## DATA SHOWN
____

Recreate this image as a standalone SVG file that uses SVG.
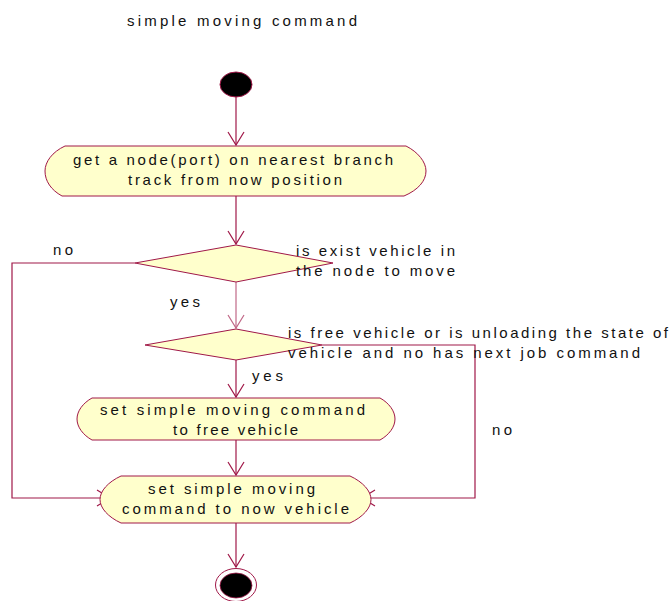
<svg xmlns="http://www.w3.org/2000/svg" width="672" height="601" viewBox="0 0 672 601">
<style>
text{font-family:"Liberation Sans",Arial,sans-serif;font-size:15px;fill:#111}
.act{fill:#ffffcc;stroke:#a01848;stroke-width:1}
.dec{fill:#ffffcc;stroke:#a01848;stroke-width:1}
.c{fill:none;stroke:#a01848;stroke-width:1.2}
</style>
<defs>
<marker id="ah" markerUnits="userSpaceOnUse" markerWidth="30" markerHeight="30" viewBox="-15 -15 30 30" refX="0" refY="0" orient="auto">
<path d="M-13,-8 L0,0 L-13,8" fill="none" stroke="#a01848" stroke-width="1.2"/>
</marker>
</defs>
<rect width="672" height="601" fill="#ffffff"/>
<text x="127" y="26" textLength="230" lengthAdjust="spacing">simple moving command</text>

<g id="connectors">
<path class="c" d="M236,97 L236,145" marker-end="url(#ah)"/>
<path class="c" d="M236,196 L236,244" marker-end="url(#ah)"/>
<path class="c" d="M236,282 L236,328" marker-end="url(#ah)" opacity="0.65"/>
<path class="c" d="M236,360 L236,397" marker-end="url(#ah)"/>
<path class="c" d="M236,440 L236,475" marker-end="url(#ah)"/>
<path class="c" d="M236,523 L236,567" marker-end="url(#ah)"/>
<path class="c" d="M135,263 L12,263 L12,498 L110,498" marker-end="url(#ah)"/>
<path class="c" d="M322,345 L475,345 L475,498 L362,498" marker-end="url(#ah)"/>
<text x="53" y="255" textLength="20" lengthAdjust="spacing">no</text>
<text x="170" y="307" textLength="30" lengthAdjust="spacing">yes</text>
<text x="252" y="381" textLength="31" lengthAdjust="spacing">yes</text>
<text x="492" y="435" textLength="20" lengthAdjust="spacing">no</text>
</g>

<g id="start">
<ellipse cx="236" cy="84.5" rx="16" ry="12.5" fill="#000" stroke="#a01848" stroke-width="1"/>
</g>

<g id="act1">
<path class="act" d="M65,146 L406,146 C418,152 426,162 426,171 C426,181 418,190 404,196 L62,196 C51,190 45,181 45,171 C45,162 52,152 65,146 Z"/>
<text x="73" y="165" textLength="320" lengthAdjust="spacing">get a node(port) on nearest branch</text>
<text x="128" y="185" textLength="214" lengthAdjust="spacing">track from now position</text>
</g>

<g id="dec1">
<polygon class="dec" points="135,263 236,245 333,263 236,282"/>
<text x="296" y="256" textLength="159" lengthAdjust="spacing">is exist vehicle in</text>
<text x="296" y="276" textLength="159" lengthAdjust="spacing">the node to move</text>
</g>

<g id="dec2">
<polygon class="dec" points="145,345 236,329 322,345 236,360"/>
<text x="288" y="338" textLength="380" lengthAdjust="spacing">is free vehicle or is unloading the state of</text>
<text x="288" y="358" textLength="352" lengthAdjust="spacing">vehicle and no has next job command</text>
</g>

<g id="act2">
<path class="act" d="M92,398 L380,398 C389,403 395,411 395,419 C395,427 389,435 380,440 L92,440 C83,435 77,427 77,419 C77,411 83,403 92,398 Z"/>
<text x="100" y="415" textLength="265" lengthAdjust="spacing">set simple moving command</text>
<text x="173" y="435" textLength="125" lengthAdjust="spacing">to free vehicle</text>
</g>

<g id="act3">
<path class="act" d="M121,476 L350,476 C363,482 371,491 371,499.5 C371,508 363,517 350,523 L121,523 C108,517 100,508 100,499.5 C100,491 108,482 121,476 Z"/>
<text x="148" y="494" textLength="167" lengthAdjust="spacing">set simple moving</text>
<text x="122" y="514" textLength="227" lengthAdjust="spacing">command to now vehicle</text>
</g>

<g id="end">
<ellipse cx="236" cy="585" rx="20.5" ry="16.5" fill="#fff" stroke="#a01848" stroke-width="1"/>
<ellipse cx="236" cy="585.5" rx="16" ry="12.5" fill="#000" stroke="#a01848" stroke-width="0.8"/>
</g>
</svg>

____

## SET EXERCISE
Output a faithful copy of the data, with each picture left out.

## CORRECT ANSWER
Recreate this image as a standalone SVG file that uses SVG.
<svg xmlns="http://www.w3.org/2000/svg" width="672" height="601" viewBox="0 0 672 601">
<style>
text{font-family:"Liberation Sans",Arial,sans-serif;font-size:15px;fill:#111}
.act{fill:#ffffcc;stroke:#a01848;stroke-width:1}
.dec{fill:#ffffcc;stroke:#a01848;stroke-width:1}
.c{fill:none;stroke:#a01848;stroke-width:1.2}
</style>
<defs>
<marker id="ah" markerUnits="userSpaceOnUse" markerWidth="30" markerHeight="30" viewBox="-15 -15 30 30" refX="0" refY="0" orient="auto">
<path d="M-13,-8 L0,0 L-13,8" fill="none" stroke="#a01848" stroke-width="1.2"/>
</marker>
</defs>
<rect width="672" height="601" fill="#ffffff"/>
<text x="127" y="26" textLength="230" lengthAdjust="spacing">simple moving command</text>

<g id="connectors">
<path class="c" d="M236,97 L236,145" marker-end="url(#ah)"/>
<path class="c" d="M236,196 L236,244" marker-end="url(#ah)"/>
<path class="c" d="M236,282 L236,328" marker-end="url(#ah)" opacity="0.65"/>
<path class="c" d="M236,360 L236,397" marker-end="url(#ah)"/>
<path class="c" d="M236,440 L236,475" marker-end="url(#ah)"/>
<path class="c" d="M236,523 L236,567" marker-end="url(#ah)"/>
<path class="c" d="M135,263 L12,263 L12,498 L110,498" marker-end="url(#ah)"/>
<path class="c" d="M322,345 L475,345 L475,498 L362,498" marker-end="url(#ah)"/>
<text x="53" y="255" textLength="20" lengthAdjust="spacing">no</text>
<text x="170" y="307" textLength="30" lengthAdjust="spacing">yes</text>
<text x="252" y="381" textLength="31" lengthAdjust="spacing">yes</text>
<text x="492" y="435" textLength="20" lengthAdjust="spacing">no</text>
</g>

<g id="start">
<ellipse cx="236" cy="84.5" rx="16" ry="12.5" fill="#000" stroke="#a01848" stroke-width="1"/>
</g>

<g id="act1">
<path class="act" d="M65,146 L406,146 C418,152 426,162 426,171 C426,181 418,190 404,196 L62,196 C51,190 45,181 45,171 C45,162 52,152 65,146 Z"/>
<text x="73" y="165" textLength="320" lengthAdjust="spacing">get a node(port) on nearest branch</text>
<text x="128" y="185" textLength="214" lengthAdjust="spacing">track from now position</text>
</g>

<g id="dec1">
<polygon class="dec" points="135,263 236,245 333,263 236,282"/>
<text x="296" y="256" textLength="159" lengthAdjust="spacing">is exist vehicle in</text>
<text x="296" y="276" textLength="159" lengthAdjust="spacing">the node to move</text>
</g>

<g id="dec2">
<polygon class="dec" points="145,345 236,329 322,345 236,360"/>
<text x="288" y="338" textLength="380" lengthAdjust="spacing">is free vehicle or is unloading the state of</text>
<text x="288" y="358" textLength="352" lengthAdjust="spacing">vehicle and no has next job command</text>
</g>

<g id="act2">
<path class="act" d="M92,398 L380,398 C389,403 395,411 395,419 C395,427 389,435 380,440 L92,440 C83,435 77,427 77,419 C77,411 83,403 92,398 Z"/>
<text x="100" y="415" textLength="265" lengthAdjust="spacing">set simple moving command</text>
<text x="173" y="435" textLength="125" lengthAdjust="spacing">to free vehicle</text>
</g>

<g id="act3">
<path class="act" d="M121,476 L350,476 C363,482 371,491 371,499.5 C371,508 363,517 350,523 L121,523 C108,517 100,508 100,499.5 C100,491 108,482 121,476 Z"/>
<text x="148" y="494" textLength="167" lengthAdjust="spacing">set simple moving</text>
<text x="122" y="514" textLength="227" lengthAdjust="spacing">command to now vehicle</text>
</g>

<g id="end">
<ellipse cx="236" cy="585" rx="20.5" ry="16.5" fill="#fff" stroke="#a01848" stroke-width="1"/>
<ellipse cx="236" cy="585.5" rx="16" ry="12.5" fill="#000" stroke="#a01848" stroke-width="0.8"/>
</g>
</svg>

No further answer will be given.